A trial is set to begin later this month to determine CWA penalties before U.S. District Judge Carl Barbier. Last year he ruled that BP acted with gross negligence in the Macondo tragedy, which killed 11 men. Barbier’s original ruling regarding liability under the CWA was issued in early 2012 (see Daily GPI, Feb. 24, 2012). The ruling may lead to billions in penalties for the Macondo owners under CWA mandates. Other factors that would be used to determine the federal penalties would include how much oil may have leaked into the Gulf of Mexico (GOM) before the well was capped four months after the explosion.

The three-judge circuit panel last June had concluded that the Macondo well fit the definition under the CWA as a facility “from which oil or a hazardous substance is discharged.” The court at that time also said it was “immaterial” as to whether oil had flowed through other parts of a vessel before entering the GOM.

Writing for the six judges in dissent, Fifth Circuit Judge Edith Brown Clement argued that there was an issue with liability because oil had moved through the failed BOP and riser before entering the GOM.

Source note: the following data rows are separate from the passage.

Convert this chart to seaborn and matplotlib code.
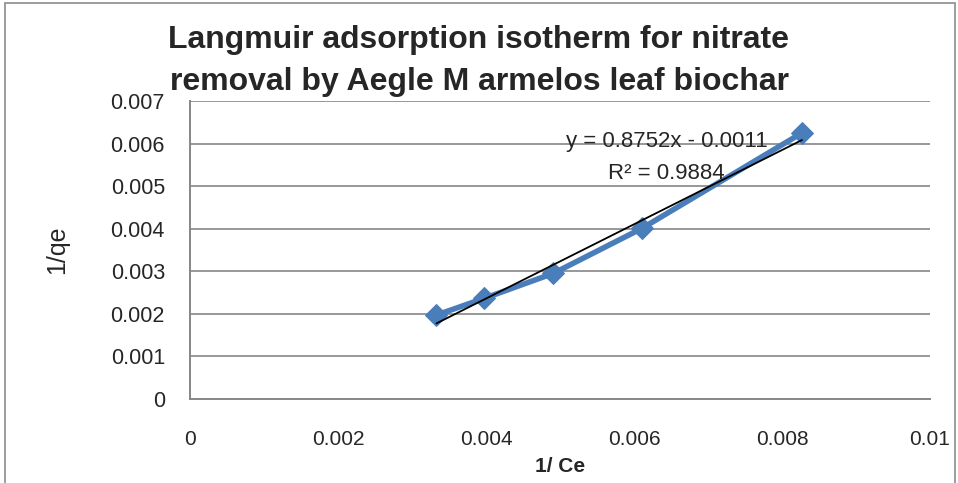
import matplotlib
matplotlib.use("Agg")
import matplotlib.pyplot as plt
import seaborn as sns
import numpy as np
from matplotlib.patches import Rectangle

sns.set_style("white")
plt.rcParams['font.family'] = ['Liberation Sans', 'DejaVu Sans']

# Data
inv_Ce = [0.00333, 0.00397, 0.00491, 0.00611, 0.00827]
inv_qe = [0.00197, 0.00236, 0.00295, 0.00401, 0.00625]

x_ticks = [0, 0.002, 0.004, 0.006, 0.008, 0.01]
x_tick_labels = ['0', '0.002', '0.004', '0.006', '0.008', '0.01']
y_ticks = [0, 0.001, 0.002, 0.003, 0.004, 0.005, 0.006, 0.007]
y_tick_labels = ['0', '0.001', '0.002', '0.003', '0.004', '0.005', '0.006', '0.007']

title_lines = ['Langmuir adsorption isotherm for nitrate',
               'removal by Aegle M armelos leaf biochar']
eq_text = 'y = 0.8752x - 0.0011'
r2_text = 'R² = 0.9884'

fig = plt.figure(figsize=(9.58, 4.83), dpi=100)
ax = fig.add_axes([0.1983, 0.174, 0.7725, 0.617])

# outer chart frame
fig.patches.append(Rectangle((5/958, -0.05), 950/958, 1.05 - 3/483,
                             transform=fig.transFigure, fill=False,
                             edgecolor='#8c8c8c', linewidth=1.2))

grid_col = '#868686'
for yv in y_ticks[1:]:
    ax.axhline(yv, color=grid_col, linewidth=1.2, zorder=0)

# data series
sns.lineplot(x=inv_Ce, y=inv_qe, ax=ax, color='#4a7ebb', linewidth=4,
             marker='D', markersize=11, markeredgecolor='#4a7ebb', zorder=3)

# linear trendline
sns.regplot(x=np.array(inv_Ce), y=np.array(inv_qe), ax=ax, scatter=False,
            ci=None, truncate=True, color='black', line_kws={'linewidth': 1.3, 'zorder': 4})

ax.set_xlim(0, 0.01)
ax.set_ylim(0, 0.007)
ax.set_xticks(x_ticks)
ax.set_xticklabels(x_tick_labels, fontsize=15)
ax.set_yticks(y_ticks)
ax.set_yticklabels(y_tick_labels, fontsize=15.5)
ax.tick_params(axis='x', direction='out', length=6, width=1.2, color=grid_col, pad=16)
ax.tick_params(axis='y', direction='inout', length=10, width=1.2, color=grid_col, pad=13)

for side in ['top', 'right']:
    ax.spines[side].set_visible(False)
for side in ['left', 'bottom']:
    ax.spines[side].set_color(grid_col)
    ax.spines[side].set_linewidth(1.4)

ax.set_xlabel('1/ Ce', fontsize=15, fontweight='bold', labelpad=6)
ax.set_ylabel('1/qe', fontsize=18, labelpad=30)

ax.text(0.00644, 0.00604, eq_text, fontsize=16, ha='center', va='center')
ax.text(0.00644, 0.0053, r2_text, fontsize=16, ha='center', va='center')

fig.text(0.5, 1 - 40/483, title_lines[0], fontsize=23, fontweight='bold', ha='center', va='center')
fig.text(0.5, 1 - 82/483, title_lines[1], fontsize=23, fontweight='bold', ha='center', va='center')

fig.savefig('out.png', dpi=100)
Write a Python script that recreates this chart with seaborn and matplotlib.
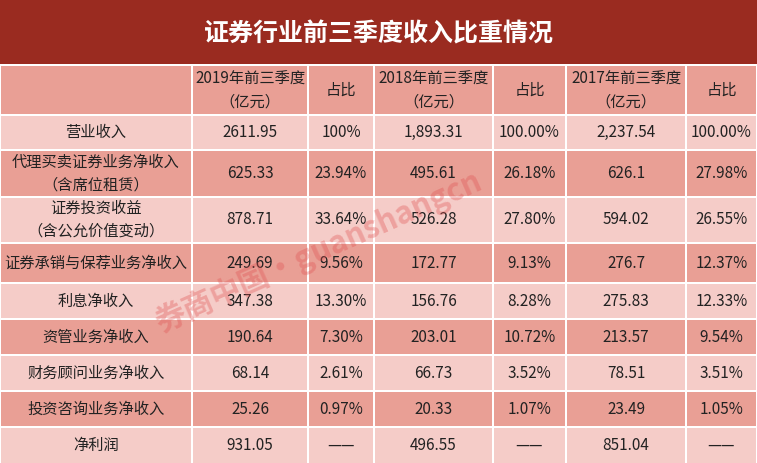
import numpy as np
import matplotlib
matplotlib.use("Agg")
from matplotlib import pyplot as plt
from matplotlib.colors import ListedColormap
import seaborn as sns

TITLE = '证券行业前三季度收入比重情况'
HEADERS = ['', '2019年前三季度\n（亿元）', '占比', '2018年前三季度\n（亿元）', '占比',
           '2017年前三季度\n（亿元）', '占比']
ROW_LABELS = ['营业收入', '代理买卖证券业务净收入\n（含席位租赁）', '证券投资收益\n（含公允价值变动）',
              '证券承销与保荐业务净收入', '利息净收入', '资管业务净收入', '财务顾问业务净收入',
              '投资咨询业务净收入', '净利润']
VAL_2019 = ['2611.95', '625.33', '878.71', '249.69', '347.38', '190.64', '68.14', '25.26', '931.05']
PCT_2019 = ['100%', '23.94%', '33.64%', '9.56%', '13.30%', '7.30%', '2.61%', '0.97%', '——']
VAL_2018 = ['1,893.31', '495.61', '526.28', '172.77', '156.76', '203.01', '66.73', '20.33', '496.55']
PCT_2018 = ['100.00%', '26.18%', '27.80%', '9.13%', '8.28%', '10.72%', '3.52%', '1.07%', '——']
VAL_2017 = ['2,237.54', '626.1', '594.02', '276.7', '275.83', '213.57', '78.51', '23.49', '851.04']
PCT_2017 = ['100.00%', '27.98%', '26.55%', '12.37%', '12.33%', '9.54%', '3.51%', '1.05%', '——']

W, H = 757, 463
col_edges = [0, 192, 308, 374, 493, 566, 686, 757]
row_edges = [66, 115, 150, 197, 243, 283, 319, 355, 391, 427, 463]
TITLE_H = 64

# color codes: 0 title, 1 dark pink, 2 light pink, 3 white
grid = np.full((H, W), 3, dtype=int)
grid[:TITLE_H, :] = 0
for r in range(len(row_edges) - 1):
    code = 1 if r % 2 == 0 else 2
    grid[row_edges[r]:row_edges[r + 1], :] = code
for e in row_edges[1:-1]:
    grid[e - 1:e + 1, :] = 3
for e in col_edges[1:-1]:
    grid[row_edges[0]:, e - 1:e + 1] = 3
grid[TITLE_H:row_edges[0], :] = 3
grid[row_edges[0]:, :1] = 3
grid[row_edges[0]:, -1:] = 3

cmap = ListedColormap(['#9a2b20', '#e99f95', '#f5ccc8', '#ffffff'])

fig = plt.figure(figsize=(W / 100, H / 100), dpi=100)
ax = fig.add_axes([0, 0, 1, 1])
sns.heatmap(grid, cmap=cmap, vmin=-0.5, vmax=3.5, cbar=False, ax=ax,
            xticklabels=False, yticklabels=False)
ax.set_xlim(0, W)
ax.set_ylim(H, 0)
ax.axis('off')

FONT = ['Noto Sans CJK SC', 'DejaVu Sans']
ax.text(W / 2, 34, TITLE, ha='center', va='center', color='white',
        fontsize=18, fontweight='bold', family=FONT)

centers_x = [(col_edges[i] + col_edges[i + 1]) / 2 for i in range(len(col_edges) - 1)]
centers_y = [(row_edges[i] + row_edges[i + 1]) / 2 for i in range(len(row_edges) - 1)]

for cx, h in zip(centers_x, HEADERS):
    ax.text(cx, centers_y[0], h, ha='center', va='center', fontsize=11,
            family=FONT, color='#222222', linespacing=1.45)

columns = [ROW_LABELS, VAL_2019, PCT_2019, VAL_2018, PCT_2018, VAL_2017, PCT_2017]
for c, col in enumerate(columns):
    for r, txt in enumerate(col):
        ax.text(centers_x[c], centers_y[r + 1], txt, ha='center', va='center',
                fontsize=11, family=FONT, color='#222222', linespacing=1.45)

# watermark
ax.text(318, 252, '券商中国·guanshangcn', ha='center', va='center', rotation=24,
        fontsize=22, fontweight='bold', family=FONT, color='#e05050', alpha=0.35)

fig.savefig('out.png', dpi=100)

In its dissent of the en banc ruling issued last Friday, Clement said denying a review leaves the liability precedent under the CWA unclear. “The panel opinion’s ‘controlled confinement’ test does not follow from the text of the CWA. Compounding this, the panel’s supplementary opinion conflicts with the panel opinion,” which is “no abstruse, metaphysical distinction.”